**Records provided:**
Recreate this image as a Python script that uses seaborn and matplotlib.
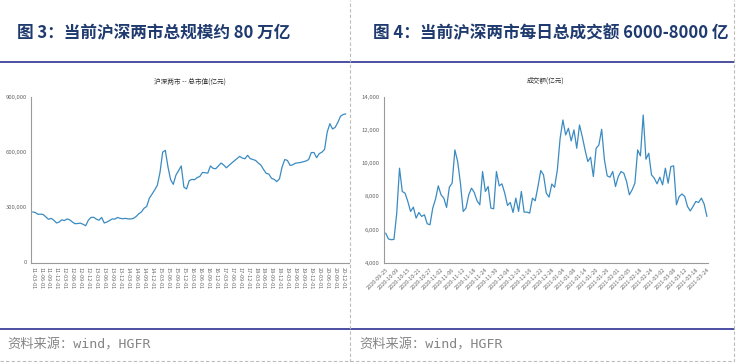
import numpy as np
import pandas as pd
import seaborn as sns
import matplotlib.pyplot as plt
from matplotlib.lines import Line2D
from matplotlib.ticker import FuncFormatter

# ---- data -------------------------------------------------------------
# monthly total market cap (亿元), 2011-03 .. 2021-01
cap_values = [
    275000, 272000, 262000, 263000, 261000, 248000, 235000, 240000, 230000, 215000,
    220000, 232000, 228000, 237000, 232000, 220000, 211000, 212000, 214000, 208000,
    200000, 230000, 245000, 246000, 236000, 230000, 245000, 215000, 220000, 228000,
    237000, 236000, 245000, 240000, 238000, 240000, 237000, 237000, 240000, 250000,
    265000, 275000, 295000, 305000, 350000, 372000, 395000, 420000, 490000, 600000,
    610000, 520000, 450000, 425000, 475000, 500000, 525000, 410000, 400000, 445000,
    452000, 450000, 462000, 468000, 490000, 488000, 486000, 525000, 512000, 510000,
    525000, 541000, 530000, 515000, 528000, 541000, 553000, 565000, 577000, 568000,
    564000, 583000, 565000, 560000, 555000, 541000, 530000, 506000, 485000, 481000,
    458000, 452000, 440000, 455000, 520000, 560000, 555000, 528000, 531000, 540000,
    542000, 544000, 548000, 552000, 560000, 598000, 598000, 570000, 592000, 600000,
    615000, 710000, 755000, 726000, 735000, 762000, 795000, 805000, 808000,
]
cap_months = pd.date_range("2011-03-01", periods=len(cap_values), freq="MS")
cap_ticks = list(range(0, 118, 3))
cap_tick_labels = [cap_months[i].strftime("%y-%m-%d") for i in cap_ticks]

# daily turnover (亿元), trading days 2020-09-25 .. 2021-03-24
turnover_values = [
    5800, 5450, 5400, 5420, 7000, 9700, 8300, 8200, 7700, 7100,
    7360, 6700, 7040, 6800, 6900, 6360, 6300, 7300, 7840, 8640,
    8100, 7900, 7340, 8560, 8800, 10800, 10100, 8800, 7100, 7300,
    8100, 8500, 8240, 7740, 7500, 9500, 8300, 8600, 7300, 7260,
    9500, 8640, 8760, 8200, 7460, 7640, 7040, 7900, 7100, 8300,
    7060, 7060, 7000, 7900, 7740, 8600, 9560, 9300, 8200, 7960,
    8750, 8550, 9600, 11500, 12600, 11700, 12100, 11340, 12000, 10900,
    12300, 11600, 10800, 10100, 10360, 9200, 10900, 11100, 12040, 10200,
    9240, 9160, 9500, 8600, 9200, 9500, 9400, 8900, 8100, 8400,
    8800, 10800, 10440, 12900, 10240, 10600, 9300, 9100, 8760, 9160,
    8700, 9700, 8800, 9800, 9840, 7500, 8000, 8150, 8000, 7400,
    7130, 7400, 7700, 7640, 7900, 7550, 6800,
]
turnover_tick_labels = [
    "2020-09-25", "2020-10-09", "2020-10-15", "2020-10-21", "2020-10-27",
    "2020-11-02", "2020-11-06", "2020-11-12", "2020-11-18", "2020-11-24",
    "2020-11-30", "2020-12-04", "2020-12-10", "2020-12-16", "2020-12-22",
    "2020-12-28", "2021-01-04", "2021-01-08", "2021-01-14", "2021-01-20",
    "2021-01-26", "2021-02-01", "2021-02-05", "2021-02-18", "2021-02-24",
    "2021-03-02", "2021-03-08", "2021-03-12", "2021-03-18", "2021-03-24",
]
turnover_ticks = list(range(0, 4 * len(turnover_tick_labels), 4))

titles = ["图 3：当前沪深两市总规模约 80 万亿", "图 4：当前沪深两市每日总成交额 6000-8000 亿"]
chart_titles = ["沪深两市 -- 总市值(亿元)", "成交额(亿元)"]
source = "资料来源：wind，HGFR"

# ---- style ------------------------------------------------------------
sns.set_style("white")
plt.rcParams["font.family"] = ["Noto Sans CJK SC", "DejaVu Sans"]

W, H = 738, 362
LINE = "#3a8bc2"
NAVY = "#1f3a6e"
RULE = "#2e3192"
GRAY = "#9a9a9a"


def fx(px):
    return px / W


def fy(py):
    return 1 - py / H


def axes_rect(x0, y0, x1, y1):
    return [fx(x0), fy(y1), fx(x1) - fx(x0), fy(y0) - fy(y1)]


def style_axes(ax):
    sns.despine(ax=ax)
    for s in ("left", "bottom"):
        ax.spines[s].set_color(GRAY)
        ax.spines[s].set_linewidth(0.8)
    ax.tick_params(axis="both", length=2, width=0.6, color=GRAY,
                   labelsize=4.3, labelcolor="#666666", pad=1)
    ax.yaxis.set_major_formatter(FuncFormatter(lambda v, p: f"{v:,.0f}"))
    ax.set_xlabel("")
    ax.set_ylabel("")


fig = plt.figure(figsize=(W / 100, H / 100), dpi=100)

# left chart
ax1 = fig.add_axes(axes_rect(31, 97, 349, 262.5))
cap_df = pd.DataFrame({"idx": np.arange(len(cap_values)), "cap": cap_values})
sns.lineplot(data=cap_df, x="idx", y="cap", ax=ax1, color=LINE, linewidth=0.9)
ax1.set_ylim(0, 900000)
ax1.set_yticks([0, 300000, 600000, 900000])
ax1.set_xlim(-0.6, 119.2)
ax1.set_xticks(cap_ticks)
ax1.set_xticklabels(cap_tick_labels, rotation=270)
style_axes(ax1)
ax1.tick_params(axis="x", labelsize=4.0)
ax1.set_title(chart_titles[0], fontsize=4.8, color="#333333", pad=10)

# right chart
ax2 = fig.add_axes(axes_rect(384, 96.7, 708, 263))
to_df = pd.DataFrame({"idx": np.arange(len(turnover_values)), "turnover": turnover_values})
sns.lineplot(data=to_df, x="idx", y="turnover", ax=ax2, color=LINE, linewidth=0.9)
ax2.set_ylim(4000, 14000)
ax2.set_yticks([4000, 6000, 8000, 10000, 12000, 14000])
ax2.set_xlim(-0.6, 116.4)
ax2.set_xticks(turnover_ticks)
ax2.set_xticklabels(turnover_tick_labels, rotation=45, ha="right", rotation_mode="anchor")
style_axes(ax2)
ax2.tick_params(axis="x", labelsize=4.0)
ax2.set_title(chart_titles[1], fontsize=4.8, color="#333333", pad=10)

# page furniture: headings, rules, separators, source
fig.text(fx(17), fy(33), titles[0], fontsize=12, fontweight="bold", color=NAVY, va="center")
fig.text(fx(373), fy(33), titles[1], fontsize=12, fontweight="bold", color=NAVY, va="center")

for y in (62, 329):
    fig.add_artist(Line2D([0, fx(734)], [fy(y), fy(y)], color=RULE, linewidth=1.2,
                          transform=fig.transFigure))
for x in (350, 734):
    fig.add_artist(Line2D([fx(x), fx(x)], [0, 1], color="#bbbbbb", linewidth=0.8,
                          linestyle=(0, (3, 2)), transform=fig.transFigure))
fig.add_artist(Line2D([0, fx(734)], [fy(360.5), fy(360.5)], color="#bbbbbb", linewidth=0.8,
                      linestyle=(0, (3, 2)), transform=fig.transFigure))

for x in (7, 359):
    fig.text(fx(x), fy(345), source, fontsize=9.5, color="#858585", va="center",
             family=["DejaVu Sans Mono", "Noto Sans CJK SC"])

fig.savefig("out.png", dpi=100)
* * *
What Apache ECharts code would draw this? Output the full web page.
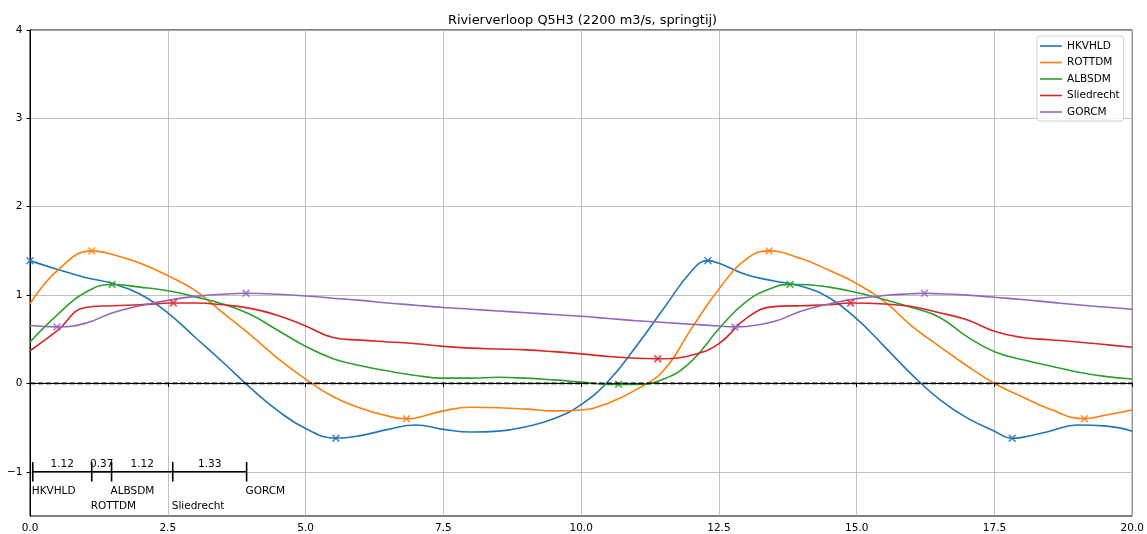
---
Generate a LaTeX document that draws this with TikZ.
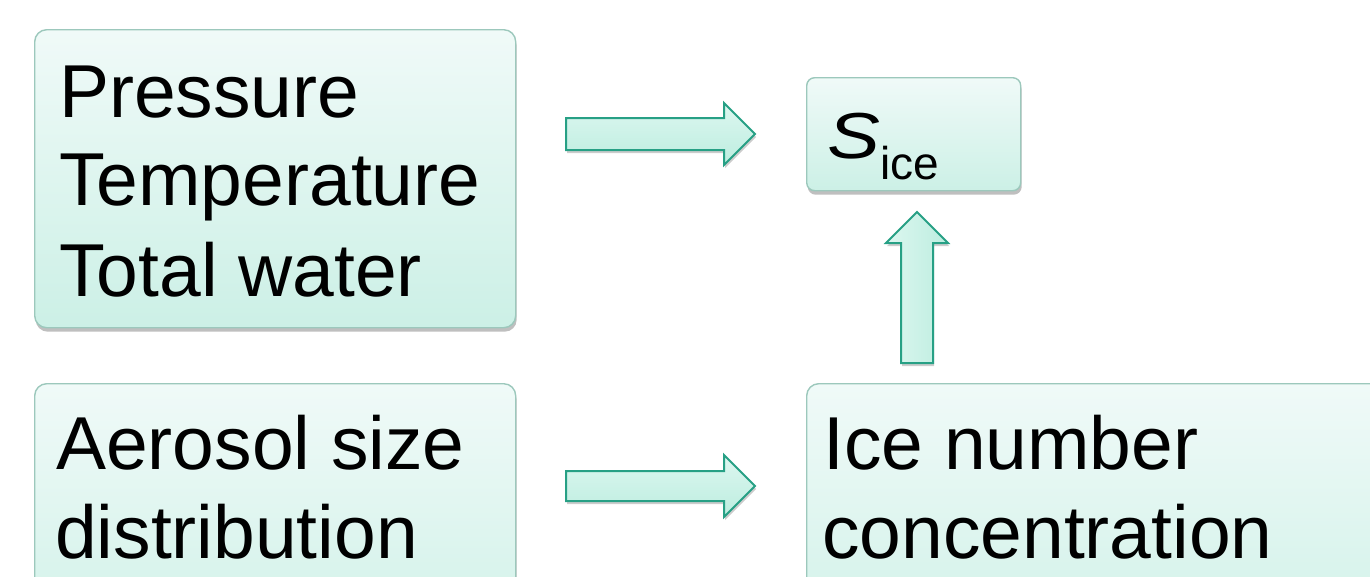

**Written request:** Which lines hold the string "page"? Copy all of them from the data above.

**Solution:**
# page furniture: headings, rules, separators, source
What Apache ECharts code would draw this? Output the full web page.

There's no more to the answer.